On Poets and Poetry

An Excerpt

What keeps it in training is still the classroom, where I continue to make the attempt to know literature—to know a poem—freshly. Early in my career as a teacher and a writer, I discovered the following sentences of R.P. Blackmur, ones I have returned to frequently. Blackmur is speaking of how we go about, in Pound's phrase, making it new, and claims:

The institution of literature, so far as it is alive, is made again at every instant.
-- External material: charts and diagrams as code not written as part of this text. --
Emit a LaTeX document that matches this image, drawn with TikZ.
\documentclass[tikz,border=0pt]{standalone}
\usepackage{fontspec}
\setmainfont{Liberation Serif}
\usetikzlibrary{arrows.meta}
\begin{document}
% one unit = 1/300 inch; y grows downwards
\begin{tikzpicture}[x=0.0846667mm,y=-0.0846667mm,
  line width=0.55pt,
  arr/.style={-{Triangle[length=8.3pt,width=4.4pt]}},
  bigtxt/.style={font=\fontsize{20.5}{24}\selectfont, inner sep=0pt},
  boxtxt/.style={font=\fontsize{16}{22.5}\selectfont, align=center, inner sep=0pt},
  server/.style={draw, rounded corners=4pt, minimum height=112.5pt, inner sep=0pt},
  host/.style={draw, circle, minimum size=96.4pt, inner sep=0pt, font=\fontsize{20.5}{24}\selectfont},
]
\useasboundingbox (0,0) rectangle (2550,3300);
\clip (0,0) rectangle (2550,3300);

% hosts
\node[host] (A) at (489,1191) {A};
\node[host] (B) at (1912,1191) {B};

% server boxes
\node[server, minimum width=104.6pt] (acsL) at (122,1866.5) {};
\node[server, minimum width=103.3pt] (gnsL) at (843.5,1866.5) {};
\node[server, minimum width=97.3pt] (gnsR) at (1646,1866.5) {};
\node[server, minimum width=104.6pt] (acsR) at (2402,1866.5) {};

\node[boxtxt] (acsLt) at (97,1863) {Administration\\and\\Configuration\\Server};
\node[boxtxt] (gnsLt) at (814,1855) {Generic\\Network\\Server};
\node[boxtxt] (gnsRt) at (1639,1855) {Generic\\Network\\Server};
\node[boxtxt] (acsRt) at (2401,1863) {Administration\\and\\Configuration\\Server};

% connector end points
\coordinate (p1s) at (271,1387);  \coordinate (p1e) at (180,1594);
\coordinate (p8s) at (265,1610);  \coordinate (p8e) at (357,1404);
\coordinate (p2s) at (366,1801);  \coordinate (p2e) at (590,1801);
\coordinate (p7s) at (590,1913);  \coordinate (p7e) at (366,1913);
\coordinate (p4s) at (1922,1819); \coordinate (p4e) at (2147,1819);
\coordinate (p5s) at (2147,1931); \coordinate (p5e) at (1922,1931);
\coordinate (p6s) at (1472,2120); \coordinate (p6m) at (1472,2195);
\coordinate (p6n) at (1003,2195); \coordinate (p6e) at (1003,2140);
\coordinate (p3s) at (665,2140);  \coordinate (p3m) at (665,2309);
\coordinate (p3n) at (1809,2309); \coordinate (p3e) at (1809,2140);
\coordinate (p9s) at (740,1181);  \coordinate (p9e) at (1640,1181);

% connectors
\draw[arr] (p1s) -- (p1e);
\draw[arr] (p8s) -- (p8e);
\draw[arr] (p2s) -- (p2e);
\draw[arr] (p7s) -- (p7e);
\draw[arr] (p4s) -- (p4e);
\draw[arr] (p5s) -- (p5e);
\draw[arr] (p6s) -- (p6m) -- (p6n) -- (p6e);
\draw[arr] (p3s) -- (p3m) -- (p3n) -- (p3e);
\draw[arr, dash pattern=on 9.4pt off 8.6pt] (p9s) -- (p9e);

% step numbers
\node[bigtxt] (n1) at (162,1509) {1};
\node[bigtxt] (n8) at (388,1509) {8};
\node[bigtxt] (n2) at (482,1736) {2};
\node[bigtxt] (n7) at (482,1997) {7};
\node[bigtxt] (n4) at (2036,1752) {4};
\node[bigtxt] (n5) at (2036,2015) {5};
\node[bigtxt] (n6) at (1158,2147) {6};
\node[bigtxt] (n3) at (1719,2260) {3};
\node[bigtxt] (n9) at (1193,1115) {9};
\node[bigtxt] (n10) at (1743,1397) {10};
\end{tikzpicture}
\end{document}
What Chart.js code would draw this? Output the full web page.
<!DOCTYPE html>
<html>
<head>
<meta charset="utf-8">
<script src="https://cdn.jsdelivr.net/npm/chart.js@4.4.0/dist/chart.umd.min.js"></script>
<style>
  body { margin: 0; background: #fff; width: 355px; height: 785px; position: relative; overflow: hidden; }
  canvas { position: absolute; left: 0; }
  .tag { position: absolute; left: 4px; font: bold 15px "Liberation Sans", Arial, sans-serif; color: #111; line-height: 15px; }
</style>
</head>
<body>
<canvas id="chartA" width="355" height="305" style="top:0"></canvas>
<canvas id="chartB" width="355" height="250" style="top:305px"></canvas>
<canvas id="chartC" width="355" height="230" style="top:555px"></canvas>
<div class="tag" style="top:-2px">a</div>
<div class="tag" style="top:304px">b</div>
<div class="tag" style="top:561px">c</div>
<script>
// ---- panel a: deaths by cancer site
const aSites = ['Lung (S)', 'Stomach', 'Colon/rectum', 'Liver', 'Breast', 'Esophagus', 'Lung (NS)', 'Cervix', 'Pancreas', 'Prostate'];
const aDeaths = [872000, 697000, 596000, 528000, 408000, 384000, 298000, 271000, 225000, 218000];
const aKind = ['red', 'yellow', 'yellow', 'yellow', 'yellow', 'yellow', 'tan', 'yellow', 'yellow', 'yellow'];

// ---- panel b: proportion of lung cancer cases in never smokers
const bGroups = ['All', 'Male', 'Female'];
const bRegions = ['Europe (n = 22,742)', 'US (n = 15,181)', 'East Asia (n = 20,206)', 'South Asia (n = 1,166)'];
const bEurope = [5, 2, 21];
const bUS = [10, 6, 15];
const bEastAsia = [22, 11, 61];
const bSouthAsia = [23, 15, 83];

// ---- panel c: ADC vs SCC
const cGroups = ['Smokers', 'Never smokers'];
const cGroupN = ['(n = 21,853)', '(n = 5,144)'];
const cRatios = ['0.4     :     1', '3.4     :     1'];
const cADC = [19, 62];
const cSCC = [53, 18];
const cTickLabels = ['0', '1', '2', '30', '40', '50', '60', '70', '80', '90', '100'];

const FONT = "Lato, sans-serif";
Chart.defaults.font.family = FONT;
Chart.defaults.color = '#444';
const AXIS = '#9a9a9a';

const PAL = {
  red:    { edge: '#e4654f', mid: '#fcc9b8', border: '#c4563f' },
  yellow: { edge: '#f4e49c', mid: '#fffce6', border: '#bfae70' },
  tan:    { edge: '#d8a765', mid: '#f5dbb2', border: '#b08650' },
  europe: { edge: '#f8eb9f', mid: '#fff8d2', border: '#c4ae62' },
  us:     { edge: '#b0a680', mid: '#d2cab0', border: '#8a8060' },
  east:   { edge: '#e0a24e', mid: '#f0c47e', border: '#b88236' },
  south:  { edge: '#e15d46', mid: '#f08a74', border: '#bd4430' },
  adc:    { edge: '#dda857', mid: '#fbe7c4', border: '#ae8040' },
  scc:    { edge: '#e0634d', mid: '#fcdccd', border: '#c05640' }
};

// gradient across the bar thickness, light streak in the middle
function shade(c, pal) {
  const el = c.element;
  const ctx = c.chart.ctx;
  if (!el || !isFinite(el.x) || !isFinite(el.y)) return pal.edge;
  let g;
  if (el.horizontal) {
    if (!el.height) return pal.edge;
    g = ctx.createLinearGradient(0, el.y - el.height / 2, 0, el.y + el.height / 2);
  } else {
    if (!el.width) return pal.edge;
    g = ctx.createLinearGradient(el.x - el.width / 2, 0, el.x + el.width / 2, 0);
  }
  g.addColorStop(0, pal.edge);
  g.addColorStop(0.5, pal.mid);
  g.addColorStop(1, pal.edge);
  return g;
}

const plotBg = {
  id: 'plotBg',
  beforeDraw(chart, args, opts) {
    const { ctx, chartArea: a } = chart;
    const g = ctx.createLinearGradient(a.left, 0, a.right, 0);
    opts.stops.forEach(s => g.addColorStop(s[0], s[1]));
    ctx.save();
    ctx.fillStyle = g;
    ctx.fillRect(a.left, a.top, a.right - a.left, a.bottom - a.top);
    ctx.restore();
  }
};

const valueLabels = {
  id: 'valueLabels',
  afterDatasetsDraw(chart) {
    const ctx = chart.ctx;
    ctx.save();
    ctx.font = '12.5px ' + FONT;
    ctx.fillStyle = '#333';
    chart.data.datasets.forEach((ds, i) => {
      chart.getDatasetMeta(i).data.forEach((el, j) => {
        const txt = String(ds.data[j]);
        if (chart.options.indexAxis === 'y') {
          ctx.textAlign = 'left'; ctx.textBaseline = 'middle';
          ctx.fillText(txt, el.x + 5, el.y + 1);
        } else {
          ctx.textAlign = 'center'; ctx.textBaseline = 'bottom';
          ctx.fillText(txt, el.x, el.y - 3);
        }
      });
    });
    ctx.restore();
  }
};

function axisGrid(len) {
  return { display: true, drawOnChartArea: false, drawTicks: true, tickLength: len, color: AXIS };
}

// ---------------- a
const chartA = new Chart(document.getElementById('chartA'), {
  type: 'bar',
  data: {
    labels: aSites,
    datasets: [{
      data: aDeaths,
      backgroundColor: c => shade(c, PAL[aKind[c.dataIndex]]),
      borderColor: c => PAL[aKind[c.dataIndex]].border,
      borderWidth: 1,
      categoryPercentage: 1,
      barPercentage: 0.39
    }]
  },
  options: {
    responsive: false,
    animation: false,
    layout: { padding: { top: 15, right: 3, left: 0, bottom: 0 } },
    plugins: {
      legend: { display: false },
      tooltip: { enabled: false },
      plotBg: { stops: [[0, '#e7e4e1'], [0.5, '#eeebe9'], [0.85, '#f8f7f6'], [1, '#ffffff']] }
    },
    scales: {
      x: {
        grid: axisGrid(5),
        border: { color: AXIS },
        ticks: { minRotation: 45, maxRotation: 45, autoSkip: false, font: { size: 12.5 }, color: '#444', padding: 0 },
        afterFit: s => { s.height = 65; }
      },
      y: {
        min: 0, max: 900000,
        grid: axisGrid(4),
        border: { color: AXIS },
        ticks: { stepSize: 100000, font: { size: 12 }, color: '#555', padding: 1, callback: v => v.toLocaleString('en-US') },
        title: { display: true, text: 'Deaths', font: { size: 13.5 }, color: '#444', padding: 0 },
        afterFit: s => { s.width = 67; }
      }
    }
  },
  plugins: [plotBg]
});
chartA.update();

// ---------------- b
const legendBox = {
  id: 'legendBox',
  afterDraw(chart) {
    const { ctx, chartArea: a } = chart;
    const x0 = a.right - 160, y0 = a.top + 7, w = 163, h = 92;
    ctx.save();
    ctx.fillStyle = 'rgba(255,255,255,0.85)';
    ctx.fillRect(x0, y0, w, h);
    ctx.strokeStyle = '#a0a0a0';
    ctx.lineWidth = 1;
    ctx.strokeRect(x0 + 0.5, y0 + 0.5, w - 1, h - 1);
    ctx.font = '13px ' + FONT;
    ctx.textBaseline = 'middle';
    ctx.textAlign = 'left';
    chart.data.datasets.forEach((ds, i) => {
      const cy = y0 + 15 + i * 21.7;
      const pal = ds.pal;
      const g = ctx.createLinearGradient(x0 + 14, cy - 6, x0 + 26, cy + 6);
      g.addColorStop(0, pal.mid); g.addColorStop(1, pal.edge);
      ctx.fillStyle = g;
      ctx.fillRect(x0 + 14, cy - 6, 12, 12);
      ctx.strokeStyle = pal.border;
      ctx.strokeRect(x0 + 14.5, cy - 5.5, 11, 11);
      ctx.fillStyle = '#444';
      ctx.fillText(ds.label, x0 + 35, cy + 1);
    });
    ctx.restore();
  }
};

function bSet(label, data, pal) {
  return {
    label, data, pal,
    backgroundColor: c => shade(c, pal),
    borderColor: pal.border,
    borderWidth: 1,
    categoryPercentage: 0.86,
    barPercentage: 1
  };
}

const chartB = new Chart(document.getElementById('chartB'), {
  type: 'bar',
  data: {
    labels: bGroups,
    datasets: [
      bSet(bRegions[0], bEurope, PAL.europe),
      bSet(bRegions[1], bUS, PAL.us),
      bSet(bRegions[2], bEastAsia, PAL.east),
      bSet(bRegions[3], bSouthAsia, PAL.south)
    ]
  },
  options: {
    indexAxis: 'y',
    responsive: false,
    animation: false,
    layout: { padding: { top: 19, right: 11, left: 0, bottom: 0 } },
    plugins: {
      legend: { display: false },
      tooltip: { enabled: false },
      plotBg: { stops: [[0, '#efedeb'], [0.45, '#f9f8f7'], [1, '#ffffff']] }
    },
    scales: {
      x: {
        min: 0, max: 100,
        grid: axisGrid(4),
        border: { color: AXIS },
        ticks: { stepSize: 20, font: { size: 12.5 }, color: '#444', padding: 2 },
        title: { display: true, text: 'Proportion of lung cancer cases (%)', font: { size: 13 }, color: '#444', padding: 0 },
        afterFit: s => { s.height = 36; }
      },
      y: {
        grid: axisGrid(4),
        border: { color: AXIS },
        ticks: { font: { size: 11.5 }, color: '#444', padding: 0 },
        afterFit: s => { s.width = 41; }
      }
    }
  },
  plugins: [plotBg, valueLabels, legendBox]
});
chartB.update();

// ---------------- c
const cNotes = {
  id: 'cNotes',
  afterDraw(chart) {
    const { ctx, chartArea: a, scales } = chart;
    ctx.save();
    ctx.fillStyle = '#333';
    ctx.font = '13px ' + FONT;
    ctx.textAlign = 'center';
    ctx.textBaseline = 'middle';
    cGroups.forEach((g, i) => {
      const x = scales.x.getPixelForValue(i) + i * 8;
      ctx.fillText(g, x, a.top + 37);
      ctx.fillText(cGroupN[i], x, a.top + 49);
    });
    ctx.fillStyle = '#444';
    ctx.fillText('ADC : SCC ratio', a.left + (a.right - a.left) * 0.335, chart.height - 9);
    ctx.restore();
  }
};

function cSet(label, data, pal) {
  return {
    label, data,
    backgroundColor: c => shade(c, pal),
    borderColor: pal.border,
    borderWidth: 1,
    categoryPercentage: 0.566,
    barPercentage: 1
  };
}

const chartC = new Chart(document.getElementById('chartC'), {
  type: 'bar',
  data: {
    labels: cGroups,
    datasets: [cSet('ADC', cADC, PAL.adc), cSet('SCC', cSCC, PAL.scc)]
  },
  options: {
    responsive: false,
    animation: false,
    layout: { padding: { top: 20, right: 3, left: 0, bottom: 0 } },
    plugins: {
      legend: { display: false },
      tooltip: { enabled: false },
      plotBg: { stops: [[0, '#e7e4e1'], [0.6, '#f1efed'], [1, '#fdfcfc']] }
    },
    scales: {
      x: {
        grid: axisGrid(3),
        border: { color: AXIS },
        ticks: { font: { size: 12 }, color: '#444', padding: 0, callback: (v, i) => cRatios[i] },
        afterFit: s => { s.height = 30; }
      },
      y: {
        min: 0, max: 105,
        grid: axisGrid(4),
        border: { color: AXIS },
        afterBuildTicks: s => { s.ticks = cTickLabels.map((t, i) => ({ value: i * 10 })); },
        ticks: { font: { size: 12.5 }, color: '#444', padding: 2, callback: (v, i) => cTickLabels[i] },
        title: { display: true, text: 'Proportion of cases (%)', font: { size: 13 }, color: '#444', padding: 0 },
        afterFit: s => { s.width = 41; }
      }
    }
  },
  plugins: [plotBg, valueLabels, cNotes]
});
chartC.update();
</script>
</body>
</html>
It is made afresh as part of the process of being known afresh; what is permanent is what is always fresh, and it can be fresh only in performance—that is, in reading and seeing and hearing what is actually in it at this place and this time...the critic brings to consciousness the means of performance.

Those final words always seem to demand rereading, as with so many of Blackmur's sentences, but I take it that the teacher likewise "brings to consciousness"—to his students and himself—“the means of performance”: the verbal invitations to our eyes and (above all) our ears that issue from the poem. Selfishly, that classroom is central to my life because it is the only place where something like a conversation can be started about a poem of Ben Jonson's, Shakespeare's Cymbeline, or a novel by Henry James. One doesn't expect to have such a conversation when dining at a friend's or even when passing the time with a professional colleague. They might not have read or been reading the right book at the right time; for that to happen, something like a captive audience of more or less agreeable students is necessary.